News for those who live, work and play in the Santiam Canyon

Commissioners refer mushroom issue to Linn County residents

Linn County Communications Officer.

Linn County residents will have the opportunity to vote on whether they want to allow the production of psilocybin mushrooms outside of incorporated cities on the November ballot, Commissioners Roger Nyquist, Sherrie Sprenger and Will Tucker agreed unanimously June 21.

In the November 2020 election, Oregonians approved Ballot Measure 109, which legalized the use of psilocybin – often referred to as psychedelic – mushrooms. Proponents believe psilocybin may be effective in the treatment of PTSD and drug addictions.

Although the ballot measure passed statewide, it was defeated in Linn County, 55 to 44 percent. The commissioners said they believe Linn County residents would like to vote on the issue locally.

All of Oregon’s 36 counties were included when the measure was passed statewide, but the measure allows counties to refer the issue to prohibit the production, manufacture and development of service centers to local residents.

The commissioners all agreed that the state’s previous forays into legalizing marijuana and decriminalizing harder drugs such as methamphetamines and heroin, have failed.

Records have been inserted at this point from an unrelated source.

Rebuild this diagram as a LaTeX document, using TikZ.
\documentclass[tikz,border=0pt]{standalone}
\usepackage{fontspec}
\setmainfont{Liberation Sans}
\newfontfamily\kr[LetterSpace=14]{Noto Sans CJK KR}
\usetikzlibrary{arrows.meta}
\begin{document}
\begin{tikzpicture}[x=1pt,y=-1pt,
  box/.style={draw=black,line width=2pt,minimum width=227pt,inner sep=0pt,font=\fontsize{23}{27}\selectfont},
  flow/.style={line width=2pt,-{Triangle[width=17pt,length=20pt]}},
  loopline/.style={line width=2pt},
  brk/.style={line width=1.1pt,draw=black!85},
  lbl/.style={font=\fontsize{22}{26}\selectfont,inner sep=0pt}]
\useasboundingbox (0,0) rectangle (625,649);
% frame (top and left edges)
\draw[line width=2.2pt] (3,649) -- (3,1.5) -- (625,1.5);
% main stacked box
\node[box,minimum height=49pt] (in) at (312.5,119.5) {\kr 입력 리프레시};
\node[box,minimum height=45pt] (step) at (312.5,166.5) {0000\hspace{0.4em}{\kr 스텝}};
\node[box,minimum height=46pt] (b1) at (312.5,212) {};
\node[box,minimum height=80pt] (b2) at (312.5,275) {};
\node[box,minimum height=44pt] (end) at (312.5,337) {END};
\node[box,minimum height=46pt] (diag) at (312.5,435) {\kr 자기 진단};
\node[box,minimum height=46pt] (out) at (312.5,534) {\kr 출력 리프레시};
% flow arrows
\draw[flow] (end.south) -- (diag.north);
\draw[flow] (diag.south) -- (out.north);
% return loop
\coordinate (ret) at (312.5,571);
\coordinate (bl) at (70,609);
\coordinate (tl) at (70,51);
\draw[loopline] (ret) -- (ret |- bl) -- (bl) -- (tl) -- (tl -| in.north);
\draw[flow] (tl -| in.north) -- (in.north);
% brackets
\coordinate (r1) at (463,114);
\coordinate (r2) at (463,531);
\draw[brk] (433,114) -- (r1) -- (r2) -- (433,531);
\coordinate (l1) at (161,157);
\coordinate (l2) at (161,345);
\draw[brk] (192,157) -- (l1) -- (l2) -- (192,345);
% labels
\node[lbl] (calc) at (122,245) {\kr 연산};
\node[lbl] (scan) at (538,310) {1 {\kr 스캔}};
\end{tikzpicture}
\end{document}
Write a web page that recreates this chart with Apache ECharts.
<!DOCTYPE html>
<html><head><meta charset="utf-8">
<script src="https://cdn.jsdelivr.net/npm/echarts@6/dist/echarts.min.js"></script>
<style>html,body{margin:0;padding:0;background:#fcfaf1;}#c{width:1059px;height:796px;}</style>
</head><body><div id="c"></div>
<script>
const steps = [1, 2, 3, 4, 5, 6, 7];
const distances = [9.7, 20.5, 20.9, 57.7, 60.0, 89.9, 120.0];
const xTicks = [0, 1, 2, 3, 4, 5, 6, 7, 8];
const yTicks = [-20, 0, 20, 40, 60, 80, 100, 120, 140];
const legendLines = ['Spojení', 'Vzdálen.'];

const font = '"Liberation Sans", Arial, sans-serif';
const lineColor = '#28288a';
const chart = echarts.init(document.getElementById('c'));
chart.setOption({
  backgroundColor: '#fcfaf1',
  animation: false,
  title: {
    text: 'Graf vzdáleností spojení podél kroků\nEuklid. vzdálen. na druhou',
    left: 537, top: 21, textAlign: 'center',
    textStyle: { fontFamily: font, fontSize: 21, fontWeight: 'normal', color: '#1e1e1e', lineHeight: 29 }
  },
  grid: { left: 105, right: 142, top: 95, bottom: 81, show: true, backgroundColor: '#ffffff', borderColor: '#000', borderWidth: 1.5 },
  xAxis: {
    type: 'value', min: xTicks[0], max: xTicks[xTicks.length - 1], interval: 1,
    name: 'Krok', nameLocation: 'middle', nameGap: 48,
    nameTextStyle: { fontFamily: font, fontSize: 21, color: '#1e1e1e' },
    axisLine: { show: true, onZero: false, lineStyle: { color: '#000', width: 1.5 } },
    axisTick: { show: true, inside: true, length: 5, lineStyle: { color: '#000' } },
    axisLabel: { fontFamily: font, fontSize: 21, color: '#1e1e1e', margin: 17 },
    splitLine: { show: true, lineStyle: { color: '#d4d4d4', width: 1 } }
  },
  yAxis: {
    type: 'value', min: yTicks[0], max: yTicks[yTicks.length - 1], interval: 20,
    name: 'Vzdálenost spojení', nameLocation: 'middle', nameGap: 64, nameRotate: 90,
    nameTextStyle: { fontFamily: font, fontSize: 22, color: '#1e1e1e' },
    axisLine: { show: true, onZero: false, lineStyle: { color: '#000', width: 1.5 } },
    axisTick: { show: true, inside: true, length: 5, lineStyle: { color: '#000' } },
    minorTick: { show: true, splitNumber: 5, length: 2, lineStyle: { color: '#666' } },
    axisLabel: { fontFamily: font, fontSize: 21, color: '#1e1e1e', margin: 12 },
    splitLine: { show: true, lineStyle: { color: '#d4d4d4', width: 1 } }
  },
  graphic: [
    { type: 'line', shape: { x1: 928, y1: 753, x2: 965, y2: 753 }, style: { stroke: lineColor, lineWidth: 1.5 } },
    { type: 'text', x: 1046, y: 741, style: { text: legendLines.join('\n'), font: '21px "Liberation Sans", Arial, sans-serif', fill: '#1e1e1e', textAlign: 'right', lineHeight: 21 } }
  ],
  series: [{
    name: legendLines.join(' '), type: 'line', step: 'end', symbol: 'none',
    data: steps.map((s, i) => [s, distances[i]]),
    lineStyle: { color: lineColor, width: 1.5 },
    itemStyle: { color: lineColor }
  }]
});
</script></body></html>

Board Chairman Nyquist said that decriminalizing hard drugs may “work in some society, somewhere, but that has not been the case in Oregon.”

He said the state was warned by members of the Oregon Liquor Control Commission that legalizing marijuana – without putting curbs on quantities of production to match consumer demand – would lead to a huge over production issue and it has. The current estimate is that the state produces five times more marijuana than Oregonians consume, which has led to a major black market issue.

“It is a mess,” Nyquist said.

The commissioners also agreed that marijuana grow operations have caused contamination issues in homes, due to the high humidity needed to grow the plants. It leads to mold and other issues in homes, often rented from other people.

The commissioners asked staff to develop a proposal that could be placed on the November ballot and bring that information back for review.

In other business, the commissioners:

• Learned there were 75 births (34 girls/41 boys) and 113 deaths in Linn County in May. There were 1,000 COVID-19 cases and three deaths in which it could have been a factor.

• Approved annual service contracts between the Linn County Sheriff’s Office and the cities of Brownsville, Halsey, Harrisburg, Lyons, Mill City, Millersburg and Scio.

• Approved a contract to provide 34 beds at the Linn County Jail for the Department of Corrections — Parole and Probation for a total of $10,549,996.40.

• Approved the purchase of a new backhoe for the Road Department at a cost of $146,011.

• Approved a $125,445 contract with Garten Services to provide janitorial services at the Annex, General Services, the Hurd Building, Lebanon Health Center, Washington Street Health and the Willamette Health Center.

• Supported a request by the Santiam Hospital to expand its mental health program, especially for people living in the Santiam Canyon who were affected by the September 2020 wildfires.

• Approved writing off $4,143 in uncollectible fees for Mental Health Services and another $3,050 for the Alcohol and Drug Treatment Program.

• Appointed Emma Deane to Position 7 of the Linn County Alcohol and Drug Planning Committee and Shawnell Tolliver to Position 6 and Scott McKee to Position 13 on the Linn County Mental Health Advisory Board.

• Approved a 5 percent Cost of Living Adjustment (the same as union members) for the county’s elected officials, management exempt and Teamster members. They did not receive a COLA last year and inflation is currently pegged at more than 8 percent. Chairman Nyquist did not accept a COLA.

• Approved the purchase of a pre-built, all-concrete CST restroom for $94,630 to replace a 50-year-old unit at Waterloo County Park.